## To do
Please return nothing but the lines between the line holding "Emit a web page" and the line holding "const values = [litoral, sertao, cariri, sobral, fortaleza];", both ends included, without the pictures.

## Records to use
○ ○ ○

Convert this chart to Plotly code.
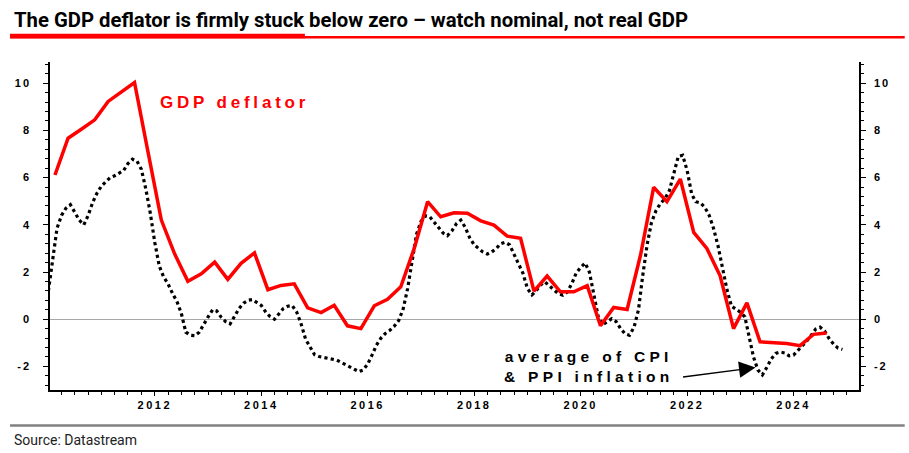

○ ○ ○

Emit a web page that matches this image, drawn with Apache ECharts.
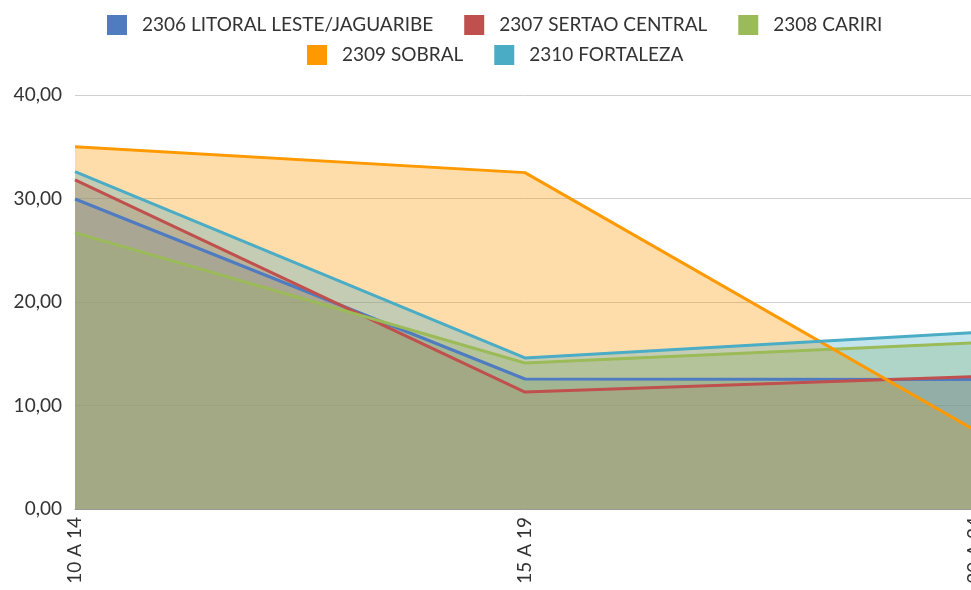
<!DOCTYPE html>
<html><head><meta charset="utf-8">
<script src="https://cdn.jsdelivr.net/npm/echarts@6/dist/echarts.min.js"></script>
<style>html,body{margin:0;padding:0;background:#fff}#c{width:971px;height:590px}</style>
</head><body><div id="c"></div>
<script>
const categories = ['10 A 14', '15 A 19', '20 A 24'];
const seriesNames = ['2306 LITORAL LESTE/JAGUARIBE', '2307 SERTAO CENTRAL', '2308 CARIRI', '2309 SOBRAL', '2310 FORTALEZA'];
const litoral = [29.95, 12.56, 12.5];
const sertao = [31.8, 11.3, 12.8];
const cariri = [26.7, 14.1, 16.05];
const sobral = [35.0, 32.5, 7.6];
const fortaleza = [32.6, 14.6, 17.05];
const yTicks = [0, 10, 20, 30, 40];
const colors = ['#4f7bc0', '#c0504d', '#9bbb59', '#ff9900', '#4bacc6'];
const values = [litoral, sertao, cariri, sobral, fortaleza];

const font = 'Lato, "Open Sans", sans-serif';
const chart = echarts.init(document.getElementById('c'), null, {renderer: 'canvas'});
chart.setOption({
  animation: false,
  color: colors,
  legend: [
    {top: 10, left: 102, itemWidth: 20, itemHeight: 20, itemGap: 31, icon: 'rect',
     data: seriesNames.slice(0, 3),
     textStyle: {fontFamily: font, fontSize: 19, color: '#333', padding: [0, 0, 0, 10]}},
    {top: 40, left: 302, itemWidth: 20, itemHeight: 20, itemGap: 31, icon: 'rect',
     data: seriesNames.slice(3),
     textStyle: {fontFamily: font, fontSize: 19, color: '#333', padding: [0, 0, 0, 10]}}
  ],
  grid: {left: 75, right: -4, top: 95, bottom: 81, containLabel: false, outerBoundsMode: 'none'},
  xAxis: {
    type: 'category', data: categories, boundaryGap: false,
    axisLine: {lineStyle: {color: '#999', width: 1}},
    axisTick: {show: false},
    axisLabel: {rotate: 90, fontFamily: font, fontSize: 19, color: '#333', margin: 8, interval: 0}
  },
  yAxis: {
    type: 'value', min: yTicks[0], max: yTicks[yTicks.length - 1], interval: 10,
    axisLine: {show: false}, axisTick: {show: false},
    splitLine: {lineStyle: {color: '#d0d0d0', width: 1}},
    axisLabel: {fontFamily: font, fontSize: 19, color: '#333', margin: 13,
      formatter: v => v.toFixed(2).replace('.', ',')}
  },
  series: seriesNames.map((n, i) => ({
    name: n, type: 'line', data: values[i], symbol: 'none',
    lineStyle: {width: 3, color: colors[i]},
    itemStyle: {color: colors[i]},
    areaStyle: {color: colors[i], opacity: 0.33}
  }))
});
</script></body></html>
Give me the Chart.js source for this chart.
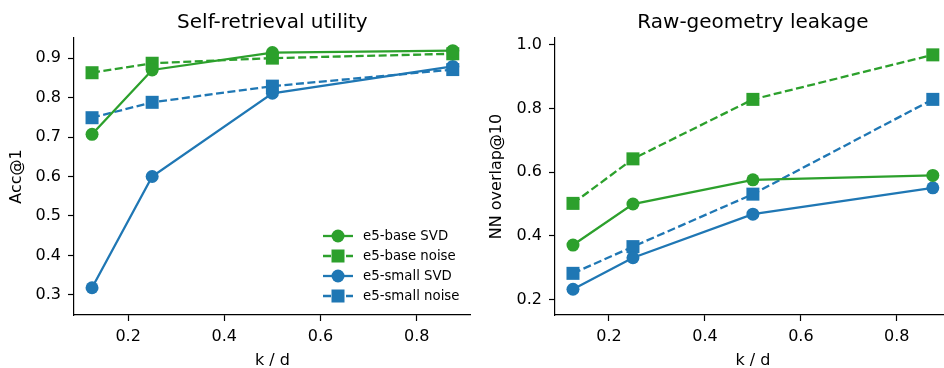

○ ○ ○

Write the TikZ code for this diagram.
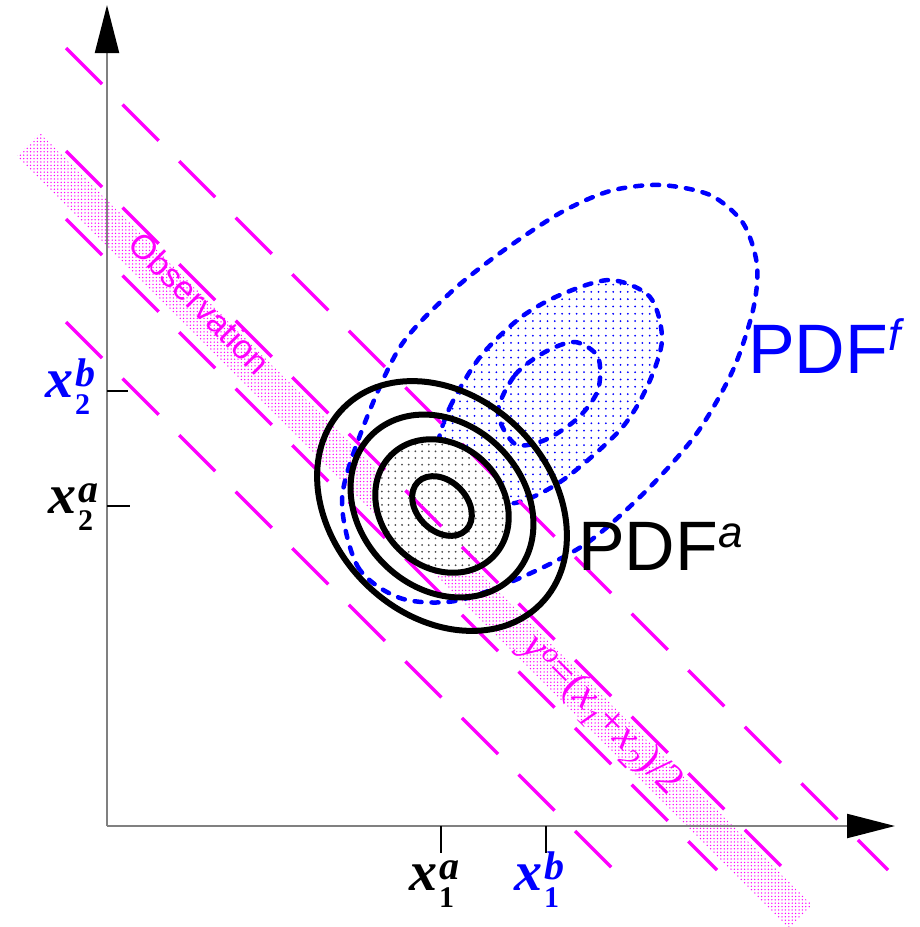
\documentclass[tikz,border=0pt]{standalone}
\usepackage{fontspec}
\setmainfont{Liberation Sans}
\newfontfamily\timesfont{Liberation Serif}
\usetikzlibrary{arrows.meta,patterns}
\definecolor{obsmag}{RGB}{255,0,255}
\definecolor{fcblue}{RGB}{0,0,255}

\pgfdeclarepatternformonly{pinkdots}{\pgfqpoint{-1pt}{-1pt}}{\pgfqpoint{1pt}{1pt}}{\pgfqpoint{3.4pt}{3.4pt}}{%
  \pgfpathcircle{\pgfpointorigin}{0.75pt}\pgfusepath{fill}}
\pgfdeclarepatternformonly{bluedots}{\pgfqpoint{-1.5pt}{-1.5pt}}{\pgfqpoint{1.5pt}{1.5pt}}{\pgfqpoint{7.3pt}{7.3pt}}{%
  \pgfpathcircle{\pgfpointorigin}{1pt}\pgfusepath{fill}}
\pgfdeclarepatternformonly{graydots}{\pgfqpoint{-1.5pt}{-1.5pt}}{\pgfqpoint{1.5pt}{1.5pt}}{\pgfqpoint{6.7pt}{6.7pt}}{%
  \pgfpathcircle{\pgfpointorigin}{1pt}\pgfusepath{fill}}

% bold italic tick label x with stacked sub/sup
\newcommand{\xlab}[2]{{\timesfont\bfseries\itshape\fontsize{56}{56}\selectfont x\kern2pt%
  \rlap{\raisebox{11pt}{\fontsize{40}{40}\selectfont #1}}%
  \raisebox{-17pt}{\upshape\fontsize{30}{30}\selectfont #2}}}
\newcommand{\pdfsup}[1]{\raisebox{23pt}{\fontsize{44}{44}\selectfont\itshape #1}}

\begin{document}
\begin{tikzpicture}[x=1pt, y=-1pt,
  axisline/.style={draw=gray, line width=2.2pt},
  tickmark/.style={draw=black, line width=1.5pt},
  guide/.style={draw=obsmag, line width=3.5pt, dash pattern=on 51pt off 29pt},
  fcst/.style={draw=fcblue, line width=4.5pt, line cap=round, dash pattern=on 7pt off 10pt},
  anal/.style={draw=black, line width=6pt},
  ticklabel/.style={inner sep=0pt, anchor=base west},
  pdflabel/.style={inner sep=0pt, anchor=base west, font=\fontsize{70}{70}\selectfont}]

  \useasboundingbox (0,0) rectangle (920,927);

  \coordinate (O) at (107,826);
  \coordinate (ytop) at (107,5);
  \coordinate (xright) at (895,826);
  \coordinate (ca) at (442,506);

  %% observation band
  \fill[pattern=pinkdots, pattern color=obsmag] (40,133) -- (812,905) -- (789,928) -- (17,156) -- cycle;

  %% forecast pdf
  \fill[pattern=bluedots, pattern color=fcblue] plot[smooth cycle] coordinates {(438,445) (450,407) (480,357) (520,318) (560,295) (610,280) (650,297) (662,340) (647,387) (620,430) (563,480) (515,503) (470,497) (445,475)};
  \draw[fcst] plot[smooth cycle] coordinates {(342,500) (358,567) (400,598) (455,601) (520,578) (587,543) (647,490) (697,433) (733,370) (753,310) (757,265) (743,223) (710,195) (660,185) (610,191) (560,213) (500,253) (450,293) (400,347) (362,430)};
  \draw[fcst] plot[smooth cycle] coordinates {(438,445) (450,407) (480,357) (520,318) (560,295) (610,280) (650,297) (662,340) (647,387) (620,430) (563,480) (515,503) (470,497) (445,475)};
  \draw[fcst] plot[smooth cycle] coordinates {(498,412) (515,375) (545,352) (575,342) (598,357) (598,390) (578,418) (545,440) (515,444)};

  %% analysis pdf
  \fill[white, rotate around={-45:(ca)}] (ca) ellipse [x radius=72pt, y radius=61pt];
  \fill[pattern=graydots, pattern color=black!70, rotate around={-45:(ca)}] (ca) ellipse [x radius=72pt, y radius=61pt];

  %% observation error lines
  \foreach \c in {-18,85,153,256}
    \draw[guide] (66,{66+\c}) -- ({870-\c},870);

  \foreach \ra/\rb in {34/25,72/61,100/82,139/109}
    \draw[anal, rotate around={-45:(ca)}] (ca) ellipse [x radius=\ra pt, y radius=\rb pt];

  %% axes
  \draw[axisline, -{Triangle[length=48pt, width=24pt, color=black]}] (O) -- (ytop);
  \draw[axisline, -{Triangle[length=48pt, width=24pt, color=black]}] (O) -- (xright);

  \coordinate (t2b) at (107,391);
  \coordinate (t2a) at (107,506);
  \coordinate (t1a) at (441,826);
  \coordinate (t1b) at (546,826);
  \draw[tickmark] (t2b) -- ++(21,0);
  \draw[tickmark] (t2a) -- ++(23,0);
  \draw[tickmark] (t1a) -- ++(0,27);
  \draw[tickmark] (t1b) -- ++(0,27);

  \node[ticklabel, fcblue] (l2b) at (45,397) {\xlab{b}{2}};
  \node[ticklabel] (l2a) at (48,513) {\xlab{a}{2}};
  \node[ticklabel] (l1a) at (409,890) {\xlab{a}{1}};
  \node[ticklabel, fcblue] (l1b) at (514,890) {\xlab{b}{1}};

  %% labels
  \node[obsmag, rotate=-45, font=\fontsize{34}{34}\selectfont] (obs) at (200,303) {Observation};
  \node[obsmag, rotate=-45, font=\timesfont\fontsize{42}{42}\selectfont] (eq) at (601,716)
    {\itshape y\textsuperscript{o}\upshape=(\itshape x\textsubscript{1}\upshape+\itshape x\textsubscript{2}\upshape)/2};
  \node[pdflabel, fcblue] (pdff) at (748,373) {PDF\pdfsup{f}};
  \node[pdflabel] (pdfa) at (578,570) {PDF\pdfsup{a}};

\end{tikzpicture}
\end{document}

○ ○ ○

## Task output
Emit a web page that matches this image, drawn with Apache ECharts.
<!DOCTYPE html>
<html><head><meta charset="utf-8">
<script src="https://cdn.jsdelivr.net/npm/echarts@6/dist/echarts.min.js"></script>
<style>html,body{margin:0;padding:0;background:#fff}#c{width:971px;height:590px}</style>
</head><body><div id="c"></div>
<script>
const categories = ['10 A 14', '15 A 19', '20 A 24'];
const seriesNames = ['2306 LITORAL LESTE/JAGUARIBE', '2307 SERTAO CENTRAL', '2308 CARIRI', '2309 SOBRAL', '2310 FORTALEZA'];
const litoral = [29.95, 12.56, 12.5];
const sertao = [31.8, 11.3, 12.8];
const cariri = [26.7, 14.1, 16.05];
const sobral = [35.0, 32.5, 7.6];
const fortaleza = [32.6, 14.6, 17.05];
const yTicks = [0, 10, 20, 30, 40];
const colors = ['#4f7bc0', '#c0504d', '#9bbb59', '#ff9900', '#4bacc6'];
const values = [litoral, sertao, cariri, sobral, fortaleza];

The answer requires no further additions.